The story itself is just as whacky as Raw, but like Raw it draws you in so that you happily accept the ridiculous scenarios writer/director Julia Ducournau hits you with - and she hits!

It's not the first film to explore car/human relationship on a sexual level  (I'm thinking of David Cronenberg's Crash), but beyond that it has its own story to tell. 

Alexia gets intimate with a Cadillac.
(Yeah, I get it)
As a child Alexia is involved in a car crash and has to have a titanium plate put in her skull.  Does this affect her?  I think so.  Flash forward to ten or so years later and she is a stripper at custom car shows. Whereas most girls pose with the cars, Alexia kind of humps them.  The boys love it. 

We are quickly introduced to her indifference to other peoples pain and her weapon of choice - a rather large hair pin.  After having sex with a vintage Cadillac (I must admit I found it quite attractive too), Alexia goes on a murderous rampage and earns the film an R certificate.  Then she seems to realize this could get her in trouble and goes on the run.  

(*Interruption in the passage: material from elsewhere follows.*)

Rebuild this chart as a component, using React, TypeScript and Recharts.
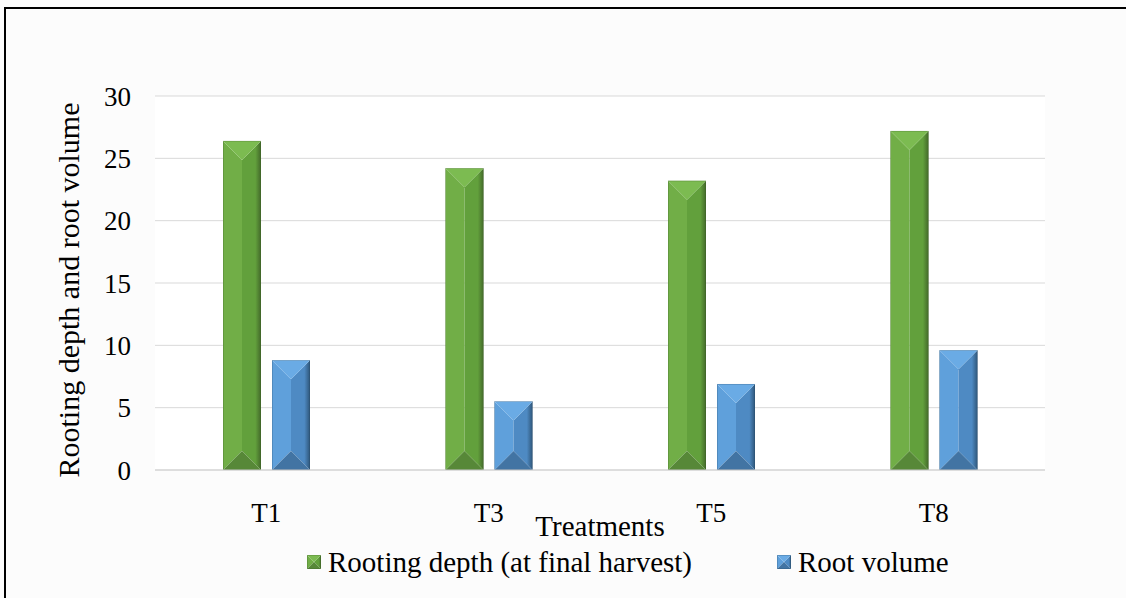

Seeing a poster for a child who went missing years ago she decides to modify her own face in a public bathroom (thus re-enforcing the R certificate), then declares herself as said missing child .  She is duly taken home by the missing child's father who delights in being reunited with his son after so many years.  The father is a fireman and he has a group of young men who serve under him at his very male oriented fire station where they all seem to live. 

To pass as a male Alexia never talks and she keeps her breast bound, but soon she has another problem. She appears to have got pregnant from the Cadillac and is starting to lactate sump oil.  How is she going to keep this from her "Dad"?

Her relationship with her father seems to be one of mutual agreement not to talk about the obvious fact that they are not related. It seems he just needs someone to love in a pure and unconditional way, and this is just how Titane will slip under your guard.  

In the end Titane is really quite a beautiful confronting, exciting, audacious and ultimately moving story and film, which also proves that Julia Ducournau wasn't just a one hit wonder with Raw.